I’ve never been a big fan of tacking on fancy words like “expert” or guru” to the end of job titles. How many self-proclaimed “social media experts” do you know? Probably more than one. And guess what? That job title is becoming more irrelevant with each passing day. The gatekeeper model of social media marketing is old news and in the next few minutes I’ll show you why.
Social media marketing is no longer an activity that involves just one person. It has evolved into something much more than that. For small businesses in particular, in order to achieve an authentic social media presence there needs to be a multilevel approach from this point forward.
Now, there’s nothing wrong with putting someone at the helm of the ship and allowing them to set the course, but don’t designate them as the only ones who should contribute to the social media output of your organization.
Quality content (which is still the core focus of an awesome social media campaign) needs to come from all levels within an organization. Encourage your team members to share what they believe will build value for your brand and your audience.
Of course, you can certainly put quality assurance measures in place to ensure that what is being broadcast aligns with your overall brand strategy, but do so in a way that doesn’t seem dictatorial.
At the end of the day, the goal should be to get your entire team on the same page as to what you want your social media strategy to look and feel like. Make everyone into a believer and never stop teaching your team how to live up to realizing this shared strategy.

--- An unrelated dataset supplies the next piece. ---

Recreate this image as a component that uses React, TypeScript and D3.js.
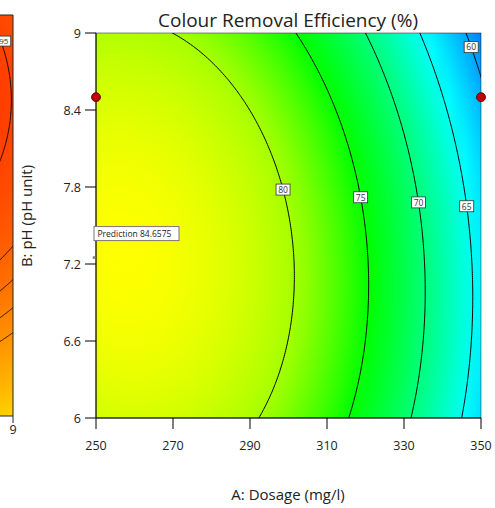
import React from "react";
import * as d3 from "d3";

// Axis ticks
const dosageTicks = [250, 270, 290, 310, 330, 350];
const phTicks = [6, 6.6, 7.2, 7.8, 8.4, 9];

// Contour levels and the pH at which each level carries its label
const contourLevels = [60, 65, 70, 75, 80];
const labelPH = [8.89, 7.65, 7.68, 7.72, 7.78];

// Quadratic model in coded factors (A: dosage, B: pH)
const modelTerms = ["Intercept", "A", "B", "AB", "A²", "B²"];
const modelCoefficients = [80.11, -10.47, -1.6, -0.72, -6.02, -3.07];

// Design points and prediction flag
const designDosage = [250, 350];
const designPH = [8.5, 8.5];
const predictionDosage = 250;
const predictionPH = 7.25;
const predictionValue = 84.6575;

// Colour ramp
const colorValues = [52, 64.5, 75, 80, 84.8, 97];
const colorStops = ["#0000ff", "#00ffff", "#00ff00", "#a6ff00", "#ffff00", "#ff0000"];

// Neighbouring panel: peak, centre u, centre v, curvature (coded units)
const sideCoefficients = [101, 0.184, 0.576, 9.2];
const sideLevels = [95, 90, 87.5, 85, 82.5];
const sideLabelV = 0.87;
const sideColorValues = [70, 96];
const sideColorStops = ["#ffe100", "#ff3c00"];
const sideTicks = [9];

const W = 495;
const H = 508;
const P = { left: 96, right: 481, top: 33, bottom: 418 };
const FONT = "'Open Sans', 'Noto Sans', sans-serif";

const xScale = d3.scaleLinear().domain([250, 350]).range([P.left, P.right]);
const yScale = d3.scaleLinear().domain([6, 9]).range([P.bottom, P.top]);
const codeA = (a: number) => (a - 300) / 50;
const codeB = (b: number) => (b - 7.5) / 1.5;

const basis = (x: number, y: number) => [1, x, y, x * y, x * x, y * y];
const predict = (a: number, b: number) =>
  basis(codeA(a), codeB(b)).reduce((s, v, i) => s + v * modelCoefficients[i], 0);

const colorScale = d3
  .scaleLinear<string>()
  .domain(colorValues)
  .range(colorStops)
  .interpolate(d3.interpolateRgb)
  .clamp(true);

// Neighbouring panel geometry (coded u, v in [-1, 1])
const sideX = d3.scaleLinear().domain([-1, 1]).range([-372, 13]);
const sideY = d3.scaleLinear().domain([-1, 1]).range([416, 15]);
const sidePredict = (u: number, v: number) => {
  const [peak, cu, cv, k] = sideCoefficients;
  return peak - k * ((u - cu) ** 2 + (v - cv) ** 2);
};
const sideColor = d3
  .scaleLinear<string>()
  .domain(sideColorValues)
  .range(sideColorStops)
  .interpolate(d3.interpolateRgb)
  .clamp(true);

function dosageOnLevel(level: number, ph: number) {
  let lo = 240, hi = 360;
  for (let i = 0; i < 60; i++) {
    const mid = (lo + hi) / 2;
    if (predict(mid, ph) > level) lo = mid;
    else hi = mid;
  }
  return (lo + hi) / 2;
}

export default function App() {
  // main response grid
  const gx0 = 245, gx1 = 355, gy0 = 5.85, gy1 = 9.15;
  const nx = 221, ny = 221;
  const dx = (gx1 - gx0) / (nx - 1);
  const dy = (gy1 - gy0) / (ny - 1);
  const values: number[] = new Array(nx * ny);
  for (let j = 0; j < ny; j++)
    for (let i = 0; i < nx; i++) values[i + j * nx] = predict(gx0 + i * dx, gy0 + j * dy);
  const contours = d3.contours().size([nx, ny]).thresholds(contourLevels)(values);
  const proj = d3.geoTransform({
    point(px: number, py: number) {
      (this as any).stream.point(xScale(gx0 + (px - 0.5) * dx), yScale(gy0 + (py - 0.5) * dy));
    },
  });
  const path = d3.geoPath(proj);

  // neighbouring panel grid
  const su0 = 0.92, su1 = 1.06, sv0 = -1.06, sv1 = 1.06;
  const snx = 57, sny = 213;
  const sdu = (su1 - su0) / (snx - 1);
  const sdv = (sv1 - sv0) / (sny - 1);
  const svals: number[] = new Array(snx * sny);
  for (let j = 0; j < sny; j++)
    for (let i = 0; i < snx; i++) svals[i + j * snx] = sidePredict(su0 + i * sdu, sv0 + j * sdv);
  const sideContours = d3.contours().size([snx, sny]).thresholds(sideLevels)(svals);
  const sproj = d3.geoTransform({
    point(px: number, py: number) {
      (this as any).stream.point(sideX(su0 + (px - 0.5) * sdu), sideY(sv0 + (py - 0.5) * sdv));
    },
  });
  const spath = d3.geoPath(sproj);

  const rowH = 2;
  const rows = d3.range(P.top, P.bottom, rowH);
  const stopT = d3.range(0, 1.0001, 1 / 24);
  const sideRows = d3.range(15, 416, rowH);

  const sideLabelU = (() => {
    const [peak, cu, cv, k] = sideCoefficients;
    const r2 = (peak - sideLevels[0]) / k;
    return cu + Math.sqrt(Math.max(0, r2 - (sideLabelV - cv) ** 2));
  })();

  const predX = xScale(predictionDosage);
  const predY = yScale(predictionPH);

  return (
    <svg width={W} height={H} style={{ position: "absolute", left: 0, top: 0, background: "#fff" }} fontFamily={FONT}>
      <defs>
        <clipPath id="plot-clip">
          <rect x={P.left} y={P.top} width={P.right - P.left} height={P.bottom - P.top} />
        </clipPath>
        <clipPath id="side-clip">
          <rect x={0} y={15} width={13} height={401} />
        </clipPath>
        {rows.map((r, i) => {
          const ph = yScale.invert(r + rowH / 2);
          return (
            <linearGradient id={`row-${i}`} key={i} x1="0" x2="1" y1="0" y2="0">
              {stopT.map((t, k) => (
                <stop key={k} offset={t} stopColor={colorScale(predict(250 + t * 100, ph))} />
              ))}
            </linearGradient>
          );
        })}
        {sideRows.map((r, i) => {
          const v = sideY.invert(r + rowH / 2);
          return (
            <linearGradient id={`side-row-${i}`} key={i} x1="0" x2="1" y1="0" y2="0">
              {[0, 0.5, 1].map((t, k) => (
                <stop key={k} offset={t} stopColor={sideColor(sidePredict(sideX.invert(t * 13), v))} />
              ))}
            </linearGradient>
          );
        })}
      </defs>

      {/* neighbouring panel */}
      <g clipPath="url(#side-clip)">
        {sideRows.map((r, i) => (
          <rect key={i} x={0} y={r} width={13} height={rowH + 0.6} fill={`url(#side-row-${i})`} />
        ))}
        {sideContours.map((c, i) => (
          <path key={i} d={spath(c as any) || ""} fill="none" stroke="#000" strokeWidth={0.9} />
        ))}
        <g transform={`translate(${sideX(sideLabelU) + 3},${sideY(sideLabelV)})`}>
          <rect x={-7} y={-5} width={14} height={10} fill="#fff" stroke="#333" strokeWidth={0.8} />
          <text textAnchor="middle" y={3} fontSize={8} fill="#333">{sideLevels[0]}</text>
        </g>
      </g>
      <line x1={0} x2={13} y1={15} y2={15} stroke="#222" />
      <line x1={0} x2={13} y1={416} y2={416} stroke="#222" />
      <line x1={13} x2={13} y1={15} y2={416} stroke="#222" />
      {sideTicks.map((t) => (
        <g key={t}>
          <line x1={13} x2={13} y1={416} y2={423} stroke="#222" />
          <text x={13} y={434} textAnchor="middle" fontSize={12.5} fill="#222">{t}</text>
        </g>
      ))}

      {/* response surface */}
      <g clipPath="url(#plot-clip)">
        {rows.map((r, i) => (
          <rect key={i} x={P.left} y={r} width={P.right - P.left} height={rowH + 0.6} fill={`url(#row-${i})`} />
        ))}
        {contours.map((c, i) => (
          <path key={i} d={path(c as any) || ""} fill="none" stroke="#000" strokeWidth={1} />
        ))}
      </g>
      <rect x={P.left} y={P.top} width={P.right - P.left} height={P.bottom - P.top} fill="none" stroke="#000" strokeOpacity={0.45} />

      {/* contour labels */}
      {contourLevels.map((lv, i) => {
        const cx = xScale(dosageOnLevel(lv, labelPH[i]));
        const cy = yScale(labelPH[i]);
        return (
          <g key={lv} transform={`translate(${cx},${cy})`}>
            <rect x={-7} y={-5.5} width={14} height={11} fill="#fff" stroke="#333" strokeWidth={0.8} />
            <text textAnchor="middle" y={3.3} fontSize={8.5} fill="#333">{lv}</text>
          </g>
        );
      })}

      {/* axes */}
      <line x1={P.left} x2={P.left} y1={P.top} y2={P.bottom} stroke="#000" />
      <line x1={P.left} x2={P.right} y1={P.bottom} y2={P.bottom} stroke="#000" />
      {phTicks.map((t) => (
        <g key={t}>
          <line x1={P.left - 11} x2={P.left} y1={yScale(t)} y2={yScale(t)} stroke="#000" />
          <text x={81} y={yScale(t) + 4.5} textAnchor="end" fontSize={12.5} fill="#222">{t}</text>
        </g>
      ))}
      {dosageTicks.map((t) => (
        <g key={t}>
          <line x1={xScale(t)} x2={xScale(t)} y1={P.bottom} y2={P.bottom + 11} stroke="#000" />
          <text x={xScale(t)} y={450} textAnchor="middle" fontSize={12.5} fill="#222">{t}</text>
        </g>
      ))}

      {/* design points */}
      {designDosage.map((a, i) => (
        <circle key={i} cx={xScale(a)} cy={yScale(designPH[i])} r={4.5} fill="#c00000" stroke="#400" strokeWidth={0.8} />
      ))}

      {/* prediction flag */}
      <circle cx={predX - 2} cy={predY} r={1.5} fill="#888" />
      <rect x={predX - 2} y={predY - 31} width={85} height={14} fill="#fff" stroke="#777" strokeWidth={1} />
      <text x={predX + 1.5} y={predY - 20.5} fontSize={8.5} fill="#222">Prediction</text>
      <text x={predX + 44} y={predY - 20.5} fontSize={8.5} fill="#222">{predictionValue}</text>

      {/* titles */}
      <text x={288} y={26.5} textAnchor="middle" fontSize={19} fill="#222">Colour Removal Efficiency (%)</text>
      <text x={288} y={500} textAnchor="middle" fontSize={15} fill="#222">A: Dosage (mg/l)</text>
      <text transform="translate(32,216) rotate(-90)" textAnchor="middle" fontSize={15} fill="#222">B: pH (pH unit)</text>
    </svg>
  );
}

Yes, if you do it this way and take a shared approach to social media, mistakes will be made, but guess what? That’s what authenticity looks like. Mistakes are not always a bad thing. There are so many more upsides to this approach that cancel out the downsides, it only makes sense to give it a try.
One of the upsides might not even seem so obvious at first, but it might be the most important advantage of all. That is, when everyone is made to feel like a part of the team, they start acting like team players. In this sense, a multilevel social media strategy can bring your organization together in a way that has never before been possible.